Another fine hold of 7000 yesterday and banking at 7028 felt like the right thing to do ahead of the overnight session. However we have have pushed up a bit further and now 7028 is looking like decent support on the 30m chart, with the daily pivot, 200ema and a coral support line all converging here. As such, if the bulls can use this level as a launch pad then we should get a rise towards the 7075 level again, and possibly as high as R3 7103 ahead of the long weekend.

Bank Holiday in the UK on Monday so no email that day.

I am thinking that we will see a small dip and then a rise across the board today, and also watching 15435 on Dax and 4203 on SPX as the main supports to start with. If the bulls can defend those levels then we should get a decent rise.

For the FTSE, below the 7028 support then 7000 is next up again, with S1 just above at 7008. Then the fib and S2 at 6980 is next up and also daily support here. So this is the line in the sand and a breach of this will likely see a slide down towards 6930 or lower.

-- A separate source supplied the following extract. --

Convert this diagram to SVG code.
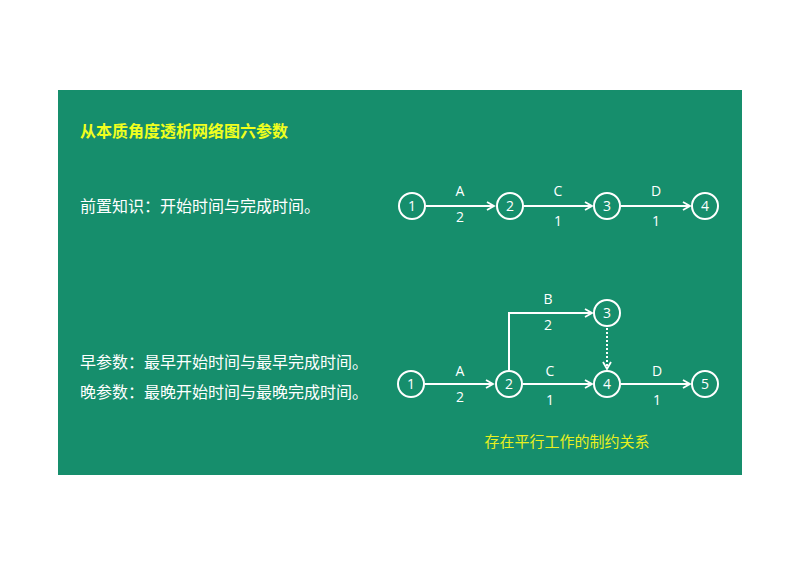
<svg xmlns="http://www.w3.org/2000/svg" width="800" height="566" viewBox="0 0 800 566">
<style>
.n circle{fill:none;stroke:#fff;stroke-width:2}
.n text,.l{fill:#fff;font-family:"Open Sans","Noto Sans",sans-serif;font-size:14px;text-anchor:middle}
.e{stroke:#fff;stroke-width:2;fill:none;marker-end:url(#a)}
.t{fill:#fff;font-family:"Noto Sans CJK SC",sans-serif;font-size:16px}
</style>
<defs><marker id="a" markerWidth="10" markerHeight="10" refX="8" refY="5" orient="auto" markerUnits="userSpaceOnUse"><path d="M1,1 L8,5 L1,9" fill="none" stroke="#fff" stroke-width="1.8"/></marker></defs>
<rect width="800" height="566" fill="#fff"/>
<rect x="58" y="90" width="684" height="385" fill="#168e6c"/>
<text x="80" y="137" font-family="Noto Sans CJK SC,sans-serif" font-size="16" font-weight="bold" fill="#f0ff1e">从本质角度透析网络图六参数</text>
<text class="t" x="80" y="212">前置知识：开始时间与完成时间。</text>
<text class="t" x="80" y="368">早参数：最早开始时间与最早完成时间。</text>
<text class="t" x="80" y="398">晚参数：最晚开始时间与最晚完成时间。</text>
<text x="567" y="447" font-family="Noto Sans CJK SC,sans-serif" font-size="15" fill="#e8f020" text-anchor="middle">存在平行工作的制约关系</text>
<g id="connectors">
<line class="e" x1="426" y1="206" x2="494" y2="206"/>
<line class="e" x1="524" y1="206" x2="592" y2="206"/>
<line class="e" x1="621" y1="206" x2="690" y2="206"/>
<line class="e" x1="425" y1="384" x2="493" y2="384"/>
<line class="e" x1="523" y1="384" x2="592" y2="384"/>
<line class="e" x1="621" y1="384" x2="690" y2="384"/>
<path class="e" d="M509,370 V313 H592"/>
<line class="e" x1="607" y1="328" x2="607" y2="369" stroke-dasharray="2,2"/>
<text class="l" x="460" y="196">A</text><text class="l" x="460" y="222">2</text>
<text class="l" x="558" y="196">C</text><text class="l" x="558" y="226">1</text>
<text class="l" x="656" y="196">D</text><text class="l" x="656" y="226">1</text>
<text class="l" x="460" y="376">A</text><text class="l" x="460" y="402">2</text>
<text class="l" x="548" y="304">B</text><text class="l" x="548" y="330">2</text>
<text class="l" x="550" y="376">C</text><text class="l" x="550" y="405">1</text>
<text class="l" x="657" y="376">D</text><text class="l" x="657" y="405">1</text>
</g>
<g id="t1" class="n"><circle cx="412" cy="206" r="13"/><text x="412" y="211">1</text></g>
<g id="t2" class="n"><circle cx="510" cy="206" r="13"/><text x="510" y="211">2</text></g>
<g id="t3" class="n"><circle cx="607" cy="206" r="13"/><text x="607" y="211">3</text></g>
<g id="t4" class="n"><circle cx="705" cy="206" r="13"/><text x="705" y="211">4</text></g>
<g id="b1" class="n"><circle cx="411" cy="384" r="13"/><text x="411" y="389">1</text></g>
<g id="b2" class="n"><circle cx="509" cy="384" r="13"/><text x="509" y="389">2</text></g>
<g id="b3" class="n"><circle cx="607" cy="313" r="13"/><text x="607" y="318">3</text></g>
<g id="b4" class="n"><circle cx="607" cy="384" r="13"/><text x="607" y="389">4</text></g>
<g id="b5" class="n"><circle cx="705" cy="384" r="13"/><text x="705" y="389">5</text></g>
</svg>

However, if the 7028 holds then we should see 7055 initially, with R1 here. The 2 hour chart has gone bullish now, and also has support at 7037, while both the Raff channels on the daily chart are heading up again. Despite the early wobble in May on inflation fears, its held up pretty well, though the FTSE hasn't moved around too much and continues to underperform other indices. Bit more upside on the cards into June by the look of it now.  That said, the top of the 20d Raff on the S&P is now at 4295 so we could see some bearish reaction there. They may wheel out the inflation news again as the catalyst - it seems most realise is about 15% in reality at the moment, across the board. The key will be if it stays at that level and the effect that has.

So, let's see if the bulls can defend the supports and build on that overnight rise for a decent showing ahead of the weekend. 7028 looks key to start with so keep an eye on that level. Good luck today and have a great weekend.